SOURCE EXCERPT:
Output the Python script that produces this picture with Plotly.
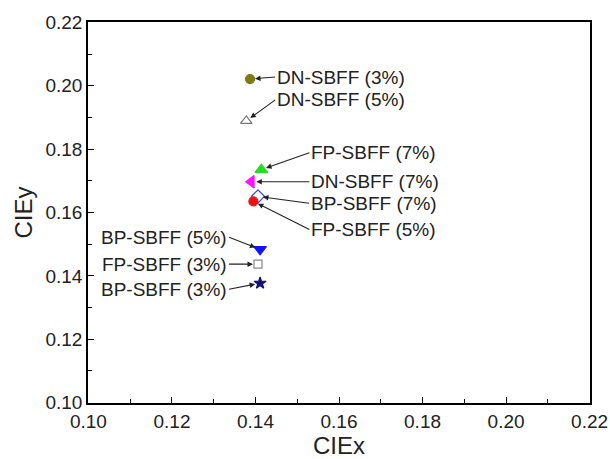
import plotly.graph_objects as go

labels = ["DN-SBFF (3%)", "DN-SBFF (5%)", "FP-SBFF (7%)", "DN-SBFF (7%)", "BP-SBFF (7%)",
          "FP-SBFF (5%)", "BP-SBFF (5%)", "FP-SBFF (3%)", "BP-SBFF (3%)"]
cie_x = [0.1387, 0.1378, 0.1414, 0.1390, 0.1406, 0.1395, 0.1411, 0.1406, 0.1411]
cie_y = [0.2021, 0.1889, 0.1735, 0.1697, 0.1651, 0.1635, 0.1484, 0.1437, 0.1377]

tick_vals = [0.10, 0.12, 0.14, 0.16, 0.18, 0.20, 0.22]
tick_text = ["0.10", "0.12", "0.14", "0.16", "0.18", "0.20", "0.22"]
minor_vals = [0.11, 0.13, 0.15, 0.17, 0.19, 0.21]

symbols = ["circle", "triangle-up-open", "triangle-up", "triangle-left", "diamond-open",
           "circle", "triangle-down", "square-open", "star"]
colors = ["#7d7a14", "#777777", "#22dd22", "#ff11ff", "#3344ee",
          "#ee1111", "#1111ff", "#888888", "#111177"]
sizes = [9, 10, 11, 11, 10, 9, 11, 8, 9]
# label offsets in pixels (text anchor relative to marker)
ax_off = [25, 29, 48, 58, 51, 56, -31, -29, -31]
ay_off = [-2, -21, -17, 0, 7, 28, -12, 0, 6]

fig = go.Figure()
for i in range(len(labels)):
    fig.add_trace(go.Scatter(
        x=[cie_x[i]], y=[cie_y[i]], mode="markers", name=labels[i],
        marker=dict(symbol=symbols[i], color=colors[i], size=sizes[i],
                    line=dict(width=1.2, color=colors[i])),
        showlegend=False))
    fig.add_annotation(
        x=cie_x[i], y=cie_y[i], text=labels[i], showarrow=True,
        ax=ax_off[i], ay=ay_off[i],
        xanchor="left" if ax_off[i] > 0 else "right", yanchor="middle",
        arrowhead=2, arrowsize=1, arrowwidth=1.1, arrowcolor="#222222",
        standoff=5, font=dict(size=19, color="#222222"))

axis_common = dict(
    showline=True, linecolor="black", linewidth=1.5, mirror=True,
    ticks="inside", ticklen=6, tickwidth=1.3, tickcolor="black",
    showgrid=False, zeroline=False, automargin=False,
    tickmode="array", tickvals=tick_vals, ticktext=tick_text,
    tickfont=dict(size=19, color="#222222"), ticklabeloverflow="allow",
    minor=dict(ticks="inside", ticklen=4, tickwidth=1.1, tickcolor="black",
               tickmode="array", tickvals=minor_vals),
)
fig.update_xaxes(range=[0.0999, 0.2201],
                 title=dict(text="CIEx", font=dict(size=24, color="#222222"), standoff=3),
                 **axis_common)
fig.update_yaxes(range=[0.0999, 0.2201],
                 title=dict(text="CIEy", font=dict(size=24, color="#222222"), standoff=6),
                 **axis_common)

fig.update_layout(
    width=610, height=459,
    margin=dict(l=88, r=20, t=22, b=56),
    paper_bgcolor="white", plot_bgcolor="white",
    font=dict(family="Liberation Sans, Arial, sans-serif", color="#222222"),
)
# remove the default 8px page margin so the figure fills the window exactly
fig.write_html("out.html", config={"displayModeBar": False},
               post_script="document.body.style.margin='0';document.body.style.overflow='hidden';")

AIM OF THE TASK: Repeat the listing above up to and including the line with "0.1484, 0.1437, 0.1377]", starting from its first line. Drop any pictures.

TASK SOLUTION:
Output the Python script that produces this picture with Plotly.
import plotly.graph_objects as go

labels = ["DN-SBFF (3%)", "DN-SBFF (5%)", "FP-SBFF (7%)", "DN-SBFF (7%)", "BP-SBFF (7%)",
          "FP-SBFF (5%)", "BP-SBFF (5%)", "FP-SBFF (3%)", "BP-SBFF (3%)"]
cie_x = [0.1387, 0.1378, 0.1414, 0.1390, 0.1406, 0.1395, 0.1411, 0.1406, 0.1411]
cie_y = [0.2021, 0.1889, 0.1735, 0.1697, 0.1651, 0.1635, 0.1484, 0.1437, 0.1377]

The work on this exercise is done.